Finding that answer takes viewing through the lens of the other person’s eyes and mind. It means thinking through what they have experienced and where they might have insight that you do not. Of course, it’s not easy while in the moment. It’s not easy to pause and consider if I am being too emotional, insecure, or egotistical. 

But once you do that, it’s remarkable, and you have to wonder why it was not asked first. 

It is then that you are led to the bigger and more important question; How am I impacting others; what’s the ripple effect—both good and bad?

Developing Wisdom

There are a lot of smart people who are quite unwise. Because they lacked the humility that allowed them to be teachable. They had the hubris of a younger, or arrogant, soul. 

It certainly is possible (and almost undoubtedly likely) that you don’t know all there is to know.
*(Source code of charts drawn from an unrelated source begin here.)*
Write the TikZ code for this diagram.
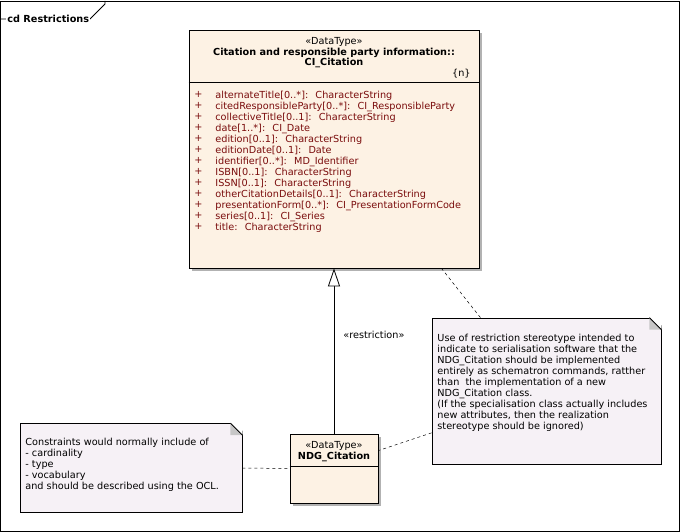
\documentclass[tikz,border=0pt]{standalone}
\usepackage{fontspec}
\setmainfont{DejaVu Sans}
\usetikzlibrary{arrows.meta,shadows}

\definecolor{classfill}{RGB}{253,242,228}
\definecolor{notefill}{RGB}{246,241,246}
\definecolor{attrred}{RGB}{122,12,12}

\tikzset{
  classbox/.style={shape=rectangle,draw=black,fill=classfill,inner sep=0pt,
    drop shadow={shadow xshift=3pt,shadow yshift=-3pt,fill=black!30,opacity=1}},
  notebox/.style={shape=rectangle,draw=black,fill=notefill,inner sep=0pt},
  umltext/.style={font=\fontsize{9.7}{11}\selectfont,inner sep=0pt},
  umlbold/.style={font=\fontsize{9.7}{11}\selectfont\bfseries,inner sep=0pt},
  notetext/.style={umltext,align=left,anchor=north west},
  attrtext/.style={umltext,text=attrred,align=left,anchor=north west},
  noteline/.style={dash pattern=on 3pt off 3pt,line width=0.5pt},
}

\begin{document}
\begin{tikzpicture}[x=1pt,y=-1pt,line width=0.8pt]
    \useasboundingbox (0,0) rectangle (680,532);
    % diagram frame
    \draw (0.5,1) rectangle (679.5,531.5);
    \draw (0.5,19) -- (90,19) -- (105,4) -- (105,1);
    \node[umlbold,fill=white,inner xsep=1pt,anchor=west] (frame) at (6,19) {cd Restrictions};

    % classes
    \node[classbox,minimum width=290,minimum height=238] (citation) at (334,149) {};
    \node[classbox,minimum width=88,minimum height=69] (ndg) at (334,468.5) {};
    \draw ([yshift=-53pt]citation.north west) -- ([yshift=-53pt]citation.north east);
    \draw ([yshift=-33pt]ndg.north west) -- ([yshift=-33pt]ndg.north east);

    \node[umltext] (citation-st) at (334,42) {«DataType»};
    \node[umlbold] (citation-pkg) at (334,52.5) {Citation and responsible party information::};
    \node[umlbold] (citation-name) at (334,63) {CI\_Citation};
    \node[umltext,anchor=east] (citation-tag) at (471,74) {\{n\}};
    \node[attrtext] (citation-vis) at (194,91) {+\\+\\+\\+\\+\\+\\+\\+\\+\\+\\+\\+\\+};
    \node[attrtext] (citation-attr) at (215,91) {alternateTitle[0..*]:~ CharacterString\\
        citedResponsibleParty[0..*]:~ CI\_ResponsibleParty\\
        collectiveTitle[0..1]:~ CharacterString\\
        date[1..*]:~ CI\_Date\\
        edition[0..1]:~ CharacterString\\
        editionDate[0..1]:~ Date\\
        identifier[0..*]:~ MD\_Identifier\\
        ISBN[0..1]:~ CharacterString\\
        ISSN[0..1]:~ CharacterString\\
        otherCitationDetails[0..1]:~ CharacterString\\
        presentationForm[0..*]:~ CI\_PresentationFormCode\\
        series[0..1]:~ CI\_Series\\
        title:~ CharacterString};

    \node[umltext] (ndg-st) at (334,446) {«DataType»};
    \node[umlbold] (ndg-name) at (334,457) {NDG\_Citation};

    % notes
    \node[notebox,minimum width=229,minimum height=146] (restrnote) at (546.5,391) {};
    \node[notebox,minimum width=222,minimum height=89] (constrnote) at (131,468) {};
    \fill[white] ([xshift=-12pt]restrnote.north east) -- ([xshift=1pt,yshift=1pt]restrnote.north east) -- ([yshift=-12pt]restrnote.north east) -- cycle;
    \fill[black!22] ([xshift=-12pt]restrnote.north east) -- ([yshift=-12pt]restrnote.north east) -- ([xshift=-12pt,yshift=-12pt]restrnote.north east) -- cycle;
    \draw ([xshift=-12pt]restrnote.north east) -- ([yshift=-12pt]restrnote.north east);
    \fill[white] ([xshift=-12pt]constrnote.north east) -- ([xshift=1pt,yshift=1pt]constrnote.north east) -- ([yshift=-12pt]constrnote.north east) -- cycle;
    \fill[black!22] ([xshift=-12pt]constrnote.north east) -- ([yshift=-12pt]constrnote.north east) -- ([xshift=-12pt,yshift=-12pt]constrnote.north east) -- cycle;
    \draw ([xshift=-12pt]constrnote.north east) -- ([yshift=-12pt]constrnote.north east);

    \node[notetext] (restrnote-text) at (437,334) {Use of restriction stereotype intended to\\
        indicate to serialisation software that the\\
        NDG\_Citation should be implemented\\
        entirely as schematron commands, ratther\\
        than~ the implementation of a new\\
        NDG\_Citation class.\\
        (If the specialisation class actually includes\\
        new attributes, then the realization\\
        stereotype should be ignored)};
    \node[notetext] (constrnote-text) at (25,438) {Constraints would normally include of\\
        - cardinality\\
        - type\\
        - vocabulary\\
        and should be described using the OCL.};

    % connectors
    \path[-{Triangle[length=18pt,width=12pt,fill=white]}]
    (ndg) edge node[umltext, pos=0.6, anchor=west, xshift=9pt] {«restriction»} (citation)
    ;
    \path[noteline]
    (restrnote.132) edge (citation.-48)
    (restrnote.200) edge (ndg.22)
    (constrnote.east) edge (ndg.west)
    ;
\end{tikzpicture}
\end{document}
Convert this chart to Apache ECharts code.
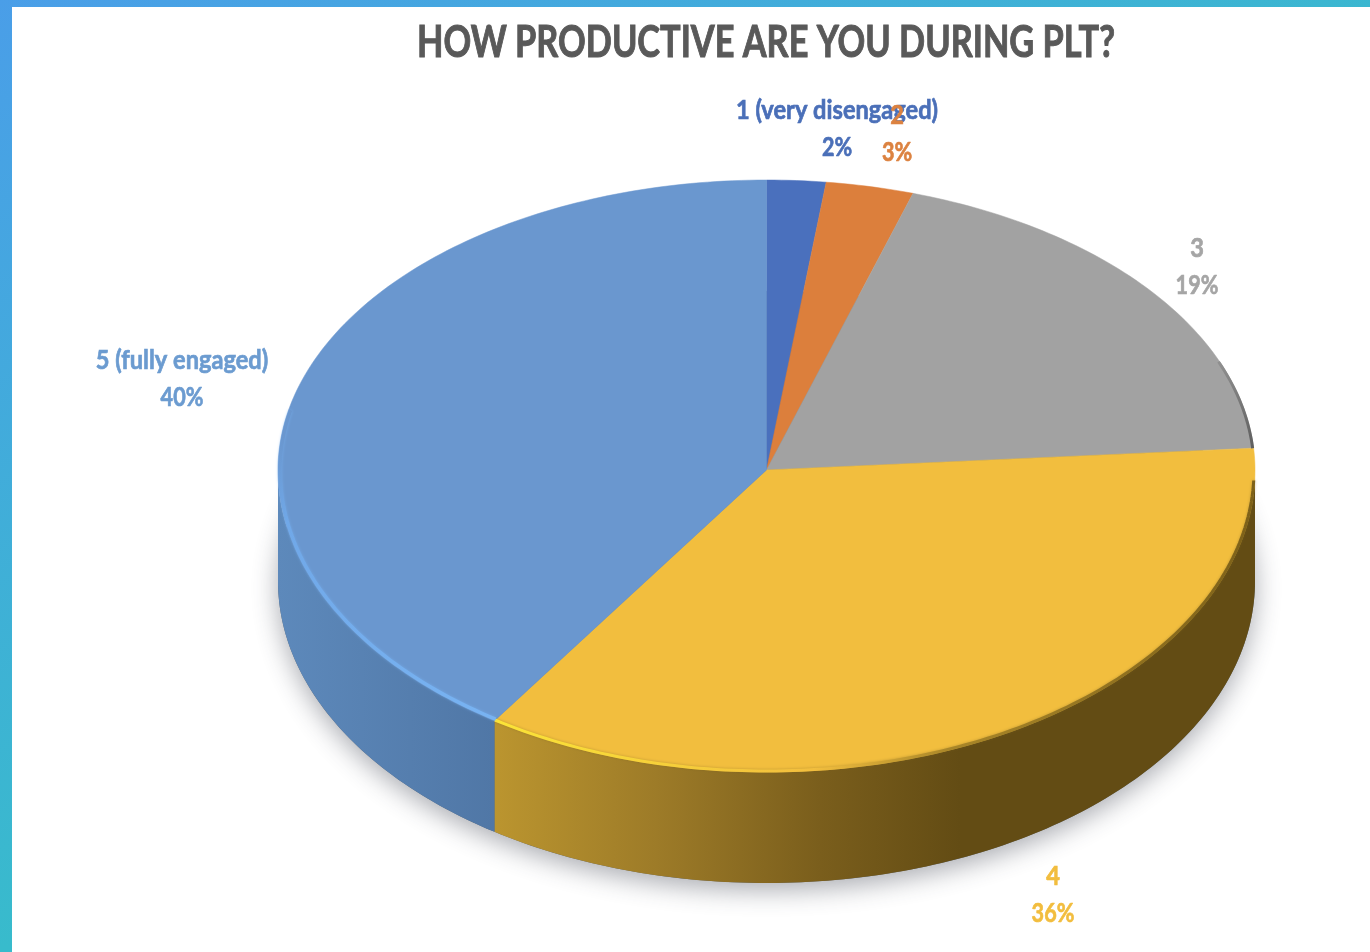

What’s more, if you view from only your vantage, you miss everything that’s in your blindspots and you may not even begin to comprehend the impact

Why? Because you’re either too emotional, insecure, or (worst of all) selfish.

Welcoming Wisdom with Humility

So teach us to number our days that we may get a heart of wisdom. – Psalm 90:12 ESV

I now seek to operate with the humility of a more seasoned soul. My life has changed much, and I’ll share that I have achieved much. I’ve married and had kids. Earned a masters’ degree. I’ve served on boards, been a leader in my church, volunteered with many organizations, and done countless side-hustles. Blessed with much, I’ve written and published books, have presented (and moderated) at conferences, been a speaker at events, featured in articles, interviewed on television, radio, and podcasts, and received honors all while connecting and interacting with countless people.

Here I realize that I’m sounding very little like humility and more of boasting. Perhaps there is a little boasting. But it’s hardly my reason for sharing. I’ll conclude with that in a moment. For now, please know that all these accomplishments are nothing without a grounding in humility and are the result of wisdom, while also allowing the blessed opportunity for gaining more and better wisdom.

And now…

What Does Hubris, Wisdom, and Humility, Have to do Teachability?

During the last two decades-plus since my hubris of a younger soul was pointed out, I’ve literally lived my life over again. In other words, I am twice the age I was then. I am no longer a younger soul with my employer, my church or my sphere of peers. I see many “kids” who are more than half my age joining our team or otherwise entering my life on a regular basis.

The last few years, I’ve sort of taken a step in a very different direction, attempting to be a “better follower” than the “leader” I was once so infatuated with being. Gaining new perspectives and seeing insights into my blindspots seasons me with wisdom I’m blessed to receive.

I’m a better person for having done so. 

Today, I sometimes hear the hubris of younger souls in the words of some of those kids. I hear it as I try to impart knowledge and perspective (even as I am trying to gain more of those things of my own). 

Sadly, I sometimes hear the hubris of arrogant older souls. To be fair, I do still find it sprinkled into my own words and ways. In fact, I still don’t know it all; never will. I still find myself taking a narrow view of things, particularly when I am stressed or frustrated.

Thankfully, I’m not quite done yet, and perhaps the good Lord has many more days ahead for me. Maybe. Maybe not. The only thing for sure is the now. And, by golly, I really hope I can maximize every one of those moments… for myself and those I serve.